After a dispute over petition signatures, the Culinary union has — for now — given up plans to put a North Las Vegas rent control initiative on the ballot this November. But this issue will be back, particularly if Democrats maintain control of the Legislature heading into the 2023 session.

Addressing a supply shortage with price controls is a sure way to exacerbate the shortage and drive up costs in the long run. If the union truly wants to tamp down rents, it should be encouraging North Las Vegas and other municipalities to ramp up construction permitting. But destructive ideology has a way of overwhelming common sense. (See: California.)

The Biden administration last year tipped its cap to the link between prices and supply by proposing a program that would use federal grants to persuade local governments to remove obstacles — zoning and otherwise — to housing development. In May, the White House announced that jurisdictions “that have reformed zoning and land-use policies” that discourage new construction would get priority access to a $6 billion pot of federal transportation grants.

Bribing local officials with taxpayer funds is an unseemly means of carrying out public policy, to be sure. But at least the program acknowledged the nexus between an overactive administrative state and high rents and housing prices. When red tape makes it more difficult to build, the price of housing increases. Similarly, when you put limits on how much landlords may charge, you discourage investment in the marketplace, leading to higher costs and less housing.

Unfortunately, the Biden administration initiative apparently met a familiar fate and emerged from the bureaucratic wringer unrecognizable from how it went in. Reason magazine reports that “it appears few if any grants were awarded to applicants who adopted, or promised to adopt, zoning reforms.” Emily Hamilton, a researcher at George Mason University’s Mercatus Center, reached a similar conclusion. “I didn’t see any evidence,” she told the magazine, “that localities’ zoning policies or housing market outcomes were determining where these grants were going.”

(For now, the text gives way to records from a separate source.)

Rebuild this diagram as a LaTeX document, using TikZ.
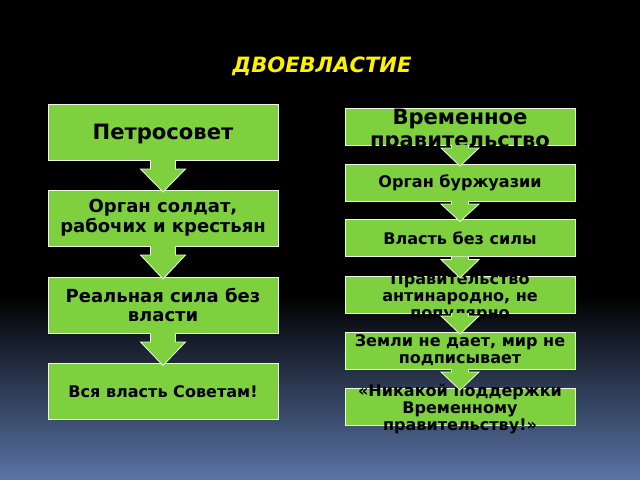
\documentclass[tikz,border=0pt]{standalone}
\usepackage{fontspec}
\setmainfont{DejaVu Sans}
\usetikzlibrary{calc}

\definecolor{boxgreen}{RGB}{126,208,62}
\definecolor{bgblue}{RGB}{90,116,166}

% block arrow from the bottom of #1 to the top of #2
% #3 half shaft, #4 half head, #5 head start below #1
\newcommand{\blockarrow}[5]{%
  \fill[boxgreen] ($(#1.south)+(-#3,0)$) -- ($(#1.south)+(-#3,#5)$) -- ($(#1.south)+(-#4,#5)$)
     -- ($(#2.north)+(0,2)$) -- ($(#1.south)+(#4,#5)$) -- ($(#1.south)+(#3,#5)$) -- ($(#1.south)+(#3,0)$) -- cycle;
  \draw[boxline] ($(#1.south)+(-#3,0)$) -- ($(#1.south)+(-#3,#5)$) -- ($(#1.south)+(-#4,#5)$)
     -- ($(#2.north)+(0,2)$) -- ($(#1.south)+(#4,#5)$) -- ($(#1.south)+(#3,#5)$) -- ($(#1.south)+(#3,0)$);
}

\begin{document}
\begin{tikzpicture}[x=0.025cm, y=-0.025cm]
\tikzset{ inner sep=0pt, outer sep=0pt,
  boxline/.style={draw=white!85!boxgreen, line width=0.6pt},
  bigbox/.style={fill=boxgreen, boxline, minimum width=5.75cm, minimum height=1.4cm},
  smallbox/.style={fill=boxgreen, boxline, minimum width=5.75cm, minimum height=0.925cm},
  bigtext/.style={align=center, font=\fontsize{12.8}{14.2}\selectfont\bfseries},
  smalltext/.style={align=center, font=\fontsize{11.4}{12}\selectfont\bfseries},
}

% background
\fill[black] (0,0) rectangle (640,480);
\shade[top color=black, bottom color=bgblue] (0,295) rectangle (640,480);
\useasboundingbox (0,0) rectangle (640,480);

\node [text=yellow, font=\fontsize{15}{16}\selectfont\bfseries\itshape] (title) at (322,66) {ДВОЕВЛАСТИЕ};

% left column
\node [bigbox] (P1) at (163,132)   {};
\node [bigbox] (P2) at (163,218)   {};
\node [bigbox] (P3) at (163,305)   {};
\node [bigbox] (P4) at (163,391.5) {};

\node [bigtext, font=\fontsize{15}{16}\selectfont\bfseries] (P1t) at ($(P1)+(0,2)$) {Петросовет};
\node [bigtext] (P2t) at (P2) {Орган солдат,\\рабочих и крестьян};
\node [bigtext] (P3t) at (P3) {Реальная сила без\\власти};
\node [smalltext] (P4t) at (P4) {Вся власть Советам!};

% right column
\node [smallbox] (V1) at (460,126.5) {};
\node [smallbox] (V2) at (460,182.5) {};
\node [smallbox] (V3) at (460,238)   {};
\node [smallbox] (V4) at (460,294.5) {};
\node [smallbox] (V5) at (460,350.5) {};
\node [smallbox] (V6) at (460,406.5) {};

\node [bigtext, font=\fontsize{15}{16.3}\selectfont\bfseries] (V1t) at ($(V1)+(0,4)$) {Временное\\правительство};
\node [smalltext] (V2t) at (V2) {Орган буржуазии};
\node [smalltext] (V3t) at (V3) {Власть без силы};
\node [smalltext] (V4t) at ($(V4)+(0,3)$) {Правительство\\антинародно, не\\популярно};
\node [smalltext] (V5t) at (V5) {Земли не дает, мир не\\подписывает};
\node [smalltext] (V6t) at ($(V6)+(0,2.5)$) {«Никакой поддержки\\Временному\\правительству!»};

\blockarrow{P1}{P2}{12.5}{22.5}{9}
\blockarrow{P2}{P3}{12.5}{22.5}{9}
\blockarrow{P3}{P4}{12.5}{22.5}{9}

\blockarrow{V1}{V2}{8.5}{19}{3}
\blockarrow{V2}{V3}{8.5}{19}{3}
\blockarrow{V3}{V4}{8.5}{19}{3}
\blockarrow{V4}{V5}{8.5}{19}{3}
\blockarrow{V5}{V6}{8.5}{19}{3}

\end{tikzpicture}
\end{document}
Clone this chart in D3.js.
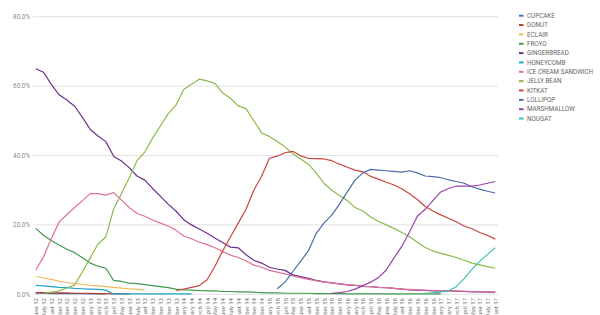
<!DOCTYPE html>
<html><head><meta charset="utf-8">
<script src="https://cdn.jsdelivr.net/npm/d3@7"></script>
<style>body{margin:0;background:#fff;}svg{display:block;font-family:Roboto,"Noto Sans",sans-serif;}</style>
</head><body><svg id="c" width="600" height="315"></svg>
<script>
const months = ["June 12","July 12","August 12","September 12","October 12","November 12","December 12",
"January 13","February 13","March 13","April 13","May 13","June 13","July 13","August 13","September 13","October 13","November 13","December 13",
"January 14","February 14","March 14","April 14","May 14","June 14","July 14","August 14","September 14","November 14","December 14",
"February 15","March 15","April 15","May 15","June 15","August 15","September 15","October 15","November 15","December 15",
"January 16","February 16","March 16","April 16","May 16","June 16","July 16","August 16","September 16","October 16","November 16","December 16",
"January 17","February 17","March 17","April 17","May 17","June 17","July 17","August 17"];
const yTicks = [0,20,40,60,80];
const seriesNames = ["CUPCAKE","DONUT","ECLAIR","FROYO","GINGERBREAD","HONEYCOMB","ICE CREAM SANDWICH","JELLY BEAN","KITKAT","LOLLIPOP","MARSHMALLOW","NOUGAT"];
const seriesColors = ["#3f72bd","#c0392b","#f4b860","#3e9a4a","#6a2f8f","#1fa3c9","#e0709a","#8bbb4a","#c8473f","#4a6ea8","#9c3fae","#40bfae"];
// values indexed by month; null = no data
const cupcake = [0.3,0.3,0.2,0.2,0.2,0.2,0.2,0.1,0.1,0.1];
const donut = [0.5,0.5,0.4,0.4,0.4,0.3,0.3,0.3,0.2,0.2,0.1,0.1,0.1];
const eclair = [5.2,4.7,4.3,3.8,3.4,3.1,2.9,2.6,2.4,2.2,2.0,1.8,1.6,1.4,1.2];
const froyo = [19.0,17.0,15.5,14.2,13.0,12.0,10.5,9.0,8.1,7.5,4.0,3.7,3.2,3.1,2.8,2.5,2.2,1.9,1.5,1.3,1.2,1.1,1.0,1.0,0.8,0.8,0.7,0.7,0.6,0.5,0.4,0.4,0.3,0.3,0.3,0.3,0.2,0.2,0.2,0.2,0.1,0.1,0.1,0.1,0.1,0.1,0.1,0.1,0.1,0.1,0.1,0.1,0.1];
const gingerbread = [65.0,64.0,60.5,57.5,56.0,54.2,51.0,47.5,45.6,44.0,39.8,38.4,36.5,34.1,32.9,30.5,28.3,26.0,24.0,21.5,20.0,18.8,17.6,16.2,14.9,13.6,13.4,11.4,9.8,9.0,7.8,7.3,6.9,5.6,5.1,4.6,4.0,3.6,3.3,3.0,2.7,2.6,2.3,2.2,2.0,1.9,1.7,1.5,1.3,1.2,1.1,1.0,1.0,1.0,0.9,0.8,0.7,0.7,0.6,0.6];
const honeycomb = [2.6,2.4,2.2,2.0,1.9,1.7,1.6,1.5,1.4,1.2,0.1,0.1,0.1,0.1,0.1,0.1,0.1,0.1,0.1,0.1,0.1];
const ics = [7.0,10.8,16.0,20.8,23.0,25.0,27.0,29.0,29.0,28.6,29.3,27.2,25.0,23.3,22.5,21.4,20.5,19.7,18.5,16.8,16.0,15.0,14.3,13.4,12.3,11.3,10.6,9.6,8.4,7.8,6.9,6.4,5.9,5.3,4.8,4.3,3.9,3.5,3.3,3.0,2.8,2.6,2.3,2.2,2.0,1.9,1.7,1.5,1.4,1.3,1.2,1.1,1.0,1.0,0.9,0.9,0.8,0.7,0.7,0.6];
const jellyBean = [null,0.3,0.6,1.0,1.8,2.7,6.5,10.5,14.5,16.5,24.5,29.0,33.5,38.5,41.0,45.0,48.5,52.0,54.5,59.0,60.5,62.0,61.5,60.8,58.0,56.5,54.3,53.5,50.0,46.5,45.5,44.0,42.5,40.5,39.0,37.5,35.0,32.0,30.0,28.5,27.0,25.0,24.0,22.3,21.0,20.0,19.0,17.8,16.6,15.0,13.5,12.5,11.8,11.2,10.6,9.8,9.0,8.5,8.0,7.5];
const kitkat = [null,null,null,null,null,null,null,null,null,null,null,null,null,null,null,null,null,null,1.1,1.5,2.0,2.5,4.2,8.0,12.5,16.5,20.5,24.5,30.0,34.0,39.2,39.8,40.8,41.2,39.9,39.2,39.1,39.0,38.5,37.5,36.6,35.8,35.3,34.0,33.2,32.3,31.5,30.4,29.0,27.3,25.3,24.0,22.9,21.9,20.9,19.7,18.9,17.8,17.0,15.9];
const lollipop = [null,null,null,null,null,null,null,null,null,null,null,null,null,null,null,null,null,null,null,null,null,null,null,null,null,null,null,null,null,null,null,1.6,3.5,6.5,9.5,12.5,17.5,20.5,22.8,26.0,29.5,32.9,35.0,36.0,35.8,35.6,35.4,35.2,35.6,35.0,34.1,33.9,33.6,33.0,32.5,32.0,31.0,30.3,29.7,29.2];
const marshmallow = [null,null,null,null,null,null,null,null,null,null,null,null,null,null,null,null,null,null,null,null,null,null,null,null,null,null,null,null,null,null,null,null,null,null,null,null,null,null,0.3,0.5,0.8,1.5,2.5,3.5,4.8,7.0,10.5,13.8,18.0,22.5,24.5,27.0,29.5,30.5,31.2,31.2,31.2,31.5,32.0,32.5];
const nougat = [null,null,null,null,null,null,null,null,null,null,null,null,null,null,null,null,null,null,null,null,null,null,null,null,null,null,null,null,null,null,null,null,null,null,null,null,null,null,null,null,null,null,null,null,null,null,null,null,null,null,0.3,0.4,0.7,1.0,2.2,4.5,7.2,9.5,11.5,13.4];
const seriesValues = [cupcake,donut,eclair,froyo,gingerbread,honeycomb,ics,jellyBean,kitkat,lollipop,marshmallow,nougat];

const svg = d3.select("#c");
const x = d3.scalePoint().domain(months).range([33,498]).padding(0.35);
const y = d3.scaleLinear().domain([0,80]).range([294.3,16.7]);

// grid
svg.append("g").selectAll("line").data(yTicks).join("line")
  .attr("x1",33).attr("x2",498).attr("y1",d=>y(d)).attr("y2",d=>y(d))
  .attr("stroke","#e2e2e2").attr("stroke-width",1);
// y labels
svg.append("g").selectAll("text").data(yTicks).join("text")
  .attr("x",30).attr("y",d=>y(d)).attr("dy","0.35em").attr("text-anchor","end")
  .attr("font-size",6.3).attr("fill","#888").text(d=>d.toFixed(1)+"%");
// x axis
const xa = svg.append("g").attr("transform","translate(0,296)")
  .call(d3.axisBottom(x).tickSize(0).tickPadding(0));
xa.select(".domain").remove();
xa.selectAll("text").attr("transform","rotate(-90)").attr("text-anchor","end")
  .attr("x",-2).attr("y",0).attr("dy","0.35em").attr("font-size",6).attr("fill","#777")
  .attr("font-family","Roboto, sans-serif");

const line = d3.line().defined(d=>d.v!=null).x(d=>x(d.m)).y(d=>y(d.v));
seriesNames.forEach((name,k)=>{
  const pts = seriesValues[k].map((v,i)=>({m:months[i],v:v}));
  svg.append("path").datum(pts).attr("d",line).attr("fill","none")
    .attr("stroke",seriesColors[k]).attr("stroke-width",1.2).attr("stroke-linejoin","round");
});

// legend
const lg = svg.append("g").selectAll("g").data(seriesNames).join("g")
  .attr("transform",(d,i)=>`translate(519,${15.7+i*9.35})`);
lg.append("line").attr("x1",0).attr("x2",4.5).attr("y1",0).attr("y2",0)
  .attr("stroke",(d,i)=>seriesColors[i]).attr("stroke-width",2);
lg.append("text").attr("x",8).attr("y",0).attr("dy","0.35em").attr("font-size",6.3)
  .attr("fill","#666").text(d=>d);
</script></body></html>
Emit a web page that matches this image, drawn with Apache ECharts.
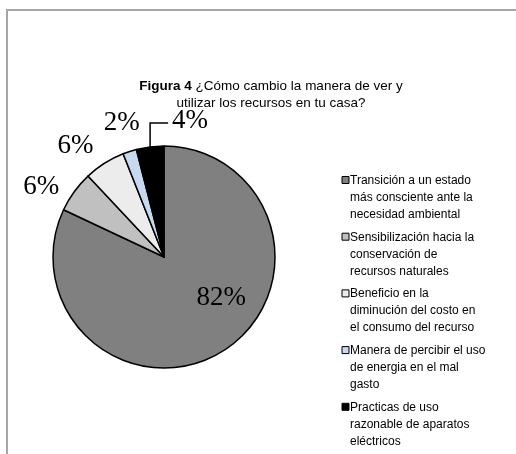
<!DOCTYPE html>
<html>
<head>
<meta charset="utf-8">
<script src="https://cdn.jsdelivr.net/npm/echarts@6/dist/echarts.min.js"></script>
<style>
  html, body { margin: 0; padding: 0; background: #ffffff; }
  #chart { width: 516px; height: 454px; }
</style>
</head>
<body>
<div id="chart"></div>
<script>
// Survey answers: share of households per change in how they see and use resources
const categories = [
  'Transición a un estado más consciente ante la necesidad ambiental',
  'Sensibilización hacia la conservación de recursos naturales',
  'Beneficio en la diminución del costo en el consumo del recurso',
  'Manera de percibir el uso de energia en el mal gasto',
  'Practicas de uso razonable de aparatos eléctricos'
];
// Legend text broken into the lines it is printed on
const legendLines = [
  ['Transición a un estado', 'más consciente ante la', 'necesidad ambiental'],
  ['Sensibilización hacia la', 'conservación de', 'recursos naturales'],
  ['Beneficio en la', 'diminución del costo en', 'el consumo del recurso'],
  ['Manera de percibir el uso', 'de energia en el mal', 'gasto'],
  ['Practicas de uso', 'razonable de aparatos', 'eléctricos']
];
const percentages = [82, 6, 6, 2, 4];
const sliceColors = ['#808080', '#c0c0c0', '#ececec', '#c6d9f1', '#000000'];

const chart = echarts.init(document.getElementById('chart'), null, { renderer: 'canvas' });

const pieCenter = [164, 257];
const pieRadius = 111;
const labelRadius = pieRadius + 32;
// Small hand adjustments so outside labels clear their neighbours
const labelNudge = [[0, 0], [-7, 14], [-12, 10], [2, 2], [0, 0]];

// Mid-angle of every slice (radians, clockwise from 12 o'clock)
const total = percentages.reduce((a, b) => a + b, 0);
const midAngles = [];
let acc = 0;
percentages.forEach((v) => {
  midAngles.push((acc + v / 2) / total * Math.PI * 2);
  acc += v;
});

// Legend drawn as graphic elements so the swatch sits beside the first line
const legendX = 342;
const legendTop = 180;
const lineH = 17;
const itemGap = 5.7;
const legendGraphics = [];
let yCursor = legendTop;
legendLines.forEach((lines, i) => {
  legendGraphics.push({
    type: 'rect',
    shape: { x: legendX, y: yCursor - 3.5, width: 7, height: 7 },
    style: { fill: sliceColors[i], stroke: '#000000', lineWidth: 1 }
  });
  legendGraphics.push({
    type: 'text',
    x: legendX + 8,
    y: yCursor,
    style: {
      text: lines.join('\n'),
      font: '12px "Liberation Sans", Arial, sans-serif',
      lineHeight: lineH,
      fill: '#000000',
      verticalAlign: 'top',
      padding: [-lineH / 2 + 0.5, 0, 0, 0]
    }
  });
  yCursor += lines.length * lineH + itemGap;
});

const option = {
  backgroundColor: '#ffffff',
  animation: false,
  title: {
    text: '{b|Figura 4} ¿Cómo cambio la manera de ver y\nutilizar los recursos en tu casa?',
    left: 266,
    top: 73,
    textAlign: 'center',
    textStyle: {
      fontFamily: '"Liberation Sans", Arial, sans-serif',
      fontSize: 13.5,
      fontWeight: 'normal',
      color: '#000000',
      lineHeight: 17,
      align: 'center',
      rich: {
        b: {
          fontFamily: '"Liberation Sans", Arial, sans-serif',
          fontSize: 13.5,
          fontWeight: 'bold',
          color: '#000000',
          lineHeight: 17
        }
      }
    }
  },
  graphic: [
    {
      type: 'rect',
      shape: { x: 7, y: 10, width: 700, height: 700 },
      style: { fill: 'none', stroke: '#a6a6a6', lineWidth: 2 },
      z: 0
    }
  ].concat(legendGraphics),
  series: [
    {
      type: 'pie',
      center: pieCenter,
      radius: pieRadius,
      startAngle: 90,
      clockwise: true,
      avoidLabelOverlap: false,
      itemStyle: { borderColor: '#000000', borderWidth: 1.5 },
      label: {
        show: true,
        position: 'outside',
        formatter: '{c}%',
        fontFamily: '"Liberation Serif", "Times New Roman", serif',
        fontSize: 27,
        color: '#000000'
      },
      labelLine: { show: false, length: 14, length2: 0 },
      data: categories.map((name, i) => {
        const item = {
          name: name,
          value: percentages[i],
          itemStyle: { color: sliceColors[i] }
        };
        if (i === 0) {
          item.label = { position: 'inside', offset: [26, -8] };
        }
        if (i === 4) {
          item.labelLine = { show: true, lineStyle: { color: '#000000', width: 1.5 } };
        }
        return item;
      }),
      labelLayout: function (params) {
        const i = params.dataIndex;
        if (i === 0) {
          return {};
        }
        const a = midAngles[i];
        const ex = pieCenter[0] + Math.sin(a) * pieRadius;
        const ey = pieCenter[1] - Math.cos(a) * pieRadius;
        // Leader for the small black slice: straight up, then to the right
        if (i === 4) {
          const rise = 24;
          const run = 18;
          return {
            x: ex + run + 4,
            y: ey - rise - 2,
            align: 'left',
            verticalAlign: 'middle',
            labelLinePoints: [[ex, ey], [ex, ey - rise], [ex + run, ey - rise]]
          };
        }
        // Other outside labels: centred on the slice's mid-angle ray
        return {
          x: pieCenter[0] + Math.sin(a) * labelRadius + labelNudge[i][0],
          y: pieCenter[1] - Math.cos(a) * labelRadius + labelNudge[i][1],
          align: 'center',
          verticalAlign: 'middle'
        };
      }
    }
  ]
};

chart.setOption(option);
</script>
</body>
</html>
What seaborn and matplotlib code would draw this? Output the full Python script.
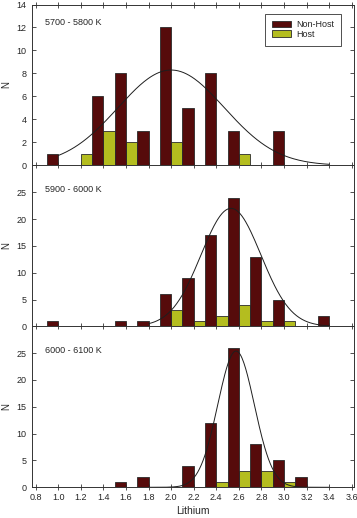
import numpy as np
import pandas as pd
import matplotlib.pyplot as plt
import seaborn as sns
from matplotlib.patches import Patch

# bin centres (Li abundance), bins 0.2 wide: non-host in left half, host in right half
centers = [1.0, 1.2, 1.4, 1.6, 1.8, 2.0, 2.2, 2.4, 2.6, 2.8, 3.0, 3.2, 3.4]
panels = ['5700 - 5800 K', '5900 - 6000 K', '6000 - 6100 K']

nonhost_5700 = [1, 0, 6, 8, 3, 12, 5, 8, 3, 0, 3, 0, 0]
host_5700 = [0, 1, 3, 2, 0, 2, 0, 0, 1, 0, 0, 0, 0]
nonhost_5900 = [1, 0, 0, 1, 1, 6, 9, 17, 24, 13, 5, 0, 2]
host_5900 = [0, 0, 0, 0, 0, 3, 1, 2, 4, 1, 1, 0, 0]
nonhost_6000 = [0, 0, 0, 1, 2, 0, 4, 12, 26, 8, 5, 2, 0]
host_6000 = [0, 0, 0, 0, 0, 0, 0, 1, 3, 3, 1, 0, 0]

# gaussian fit: amplitude, mean, sd, x start, x end
fit_5700 = [8.3, 2.0, 0.47, 1.0, 3.4]
fit_5900 = [22.0, 2.53, 0.265, 1.8, 3.4]
fit_6000 = [25.4, 2.575, 0.162, 1.8, 3.4]

ymax = [14, 30, 30]
yticks = [np.arange(0, 15, 2), np.arange(0, 26, 5), np.arange(0, 26, 5)]

col_non = '#560b0b'
col_host = '#b4bd1f'

rows = []
for p, nh, h in zip(panels, [nonhost_5700, nonhost_5900, nonhost_6000],
                    [host_5700, host_5900, host_6000]):
    for c, a, b in zip(centers, nh, h):
        rows.append({'panel': p, 'group': 'Non-Host', 'pos': c - 0.05, 'N': a})
        rows.append({'panel': p, 'group': 'Host', 'pos': c + 0.05, 'N': b})
df = pd.DataFrame(rows)
edges = [round(v / 10, 1) for v in range(9, 36)]

sns.set_style('ticks')
plt.rcParams['font.family'] = ['Liberation Sans', 'DejaVu Sans']

fig = plt.figure(figsize=(3.57, 5.18), dpi=100)
gs = fig.add_gridspec(3, 1, left=0.0905, right=0.9916, top=0.9913, bottom=0.0593, hspace=0)

text_y = [0.89, 0.85, 0.85]
for i, (p, fit) in enumerate(zip(panels, [fit_5700, fit_5900, fit_6000])):
    ax = fig.add_subplot(gs[i])
    ax.set_facecolor('none')   # so the next panel doesn't cover this baseline
    sub = df[df['panel'] == p]
    sns.histplot(data=sub, x='pos', weights='N', hue='group', bins=edges,
                 palette={'Non-Host': col_non, 'Host': col_host},
                 multiple='layer', alpha=1, edgecolor='#2a2a2a', linewidth=0.6,
                 legend=False, ax=ax)

    amp, mu, sd, x0, x1 = fit
    xs = np.linspace(x0, x1, 200)
    sns.lineplot(x=xs, y=amp * np.exp(-(xs - mu) ** 2 / (2 * sd ** 2)),
                 color='#1e1e1e', lw=0.7, ax=ax)

    ax.set_xlim(0.77, 3.62)
    ax.set_ylim(0, ymax[i])
    ax.set_xticks(np.round(np.arange(0.8, 3.61, 0.2), 1))
    ax.set_yticks(yticks[i])
    for s in ax.spines.values():
        s.set_linewidth(0.7)
        s.set_color('#333333')
        s.set_zorder(5)
    ax.spines['top'].set_visible(i == 0)
    ax.tick_params(axis='x', direction='inout', length=4, width=0.6, color='#333333',
                   top=(i == 0), labelsize=6.5, pad=2, labelbottom=(i == 2))
    ax.tick_params(axis='y', direction='in', length=3, width=0.6, color='#333333',
                   right=True, labelsize=6.5, pad=4)
    ax.set_ylabel('N', fontsize=7)
    ax.yaxis.set_label_coords(-0.066, 0.5)
    if i == 2:
        ax.set_xlabel('Lithium', fontsize=7.5)
        ax.xaxis.set_label_coords(0.5, -0.115)
    else:
        ax.set_xlabel('')
    ax.text(0.04, text_y[i], p, transform=ax.transAxes, fontsize=6.5, va='center')

    if i == 0:
        handles = [Patch(facecolor=col_non, edgecolor='#2a2a2a', lw=0.6),
                   Patch(facecolor=col_host, edgecolor='#2a2a2a', lw=0.6)]
        leg = ax.legend(handles, ['Non-Host', 'Host'], loc='upper right',
                        bbox_to_anchor=(0.96, 0.944), fontsize=6.5, fancybox=False,
                        framealpha=1, edgecolor='#333333', handlelength=2.2,
                        handleheight=0.7, handletextpad=0.55, labelspacing=0.05,
                        borderpad=0.75, borderaxespad=0)
        leg.get_frame().set_linewidth(0.6)

fig.savefig('out.png', dpi=100, facecolor='white')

In addition, Reason notes, some of the grants went to cities — San Francisco, for example — “that have done everything in their power to make development more difficult.”

In the end, the political urge to distribute pork has so far prevailed over the White House goal “to ease the burden of housing costs over time by boosting the supply of quality housing in every community.” That’s too bad, because further ignoring the supply problem will lead only to more destructive schemes like the Culinary’s rent control gambit in North Las Vegas.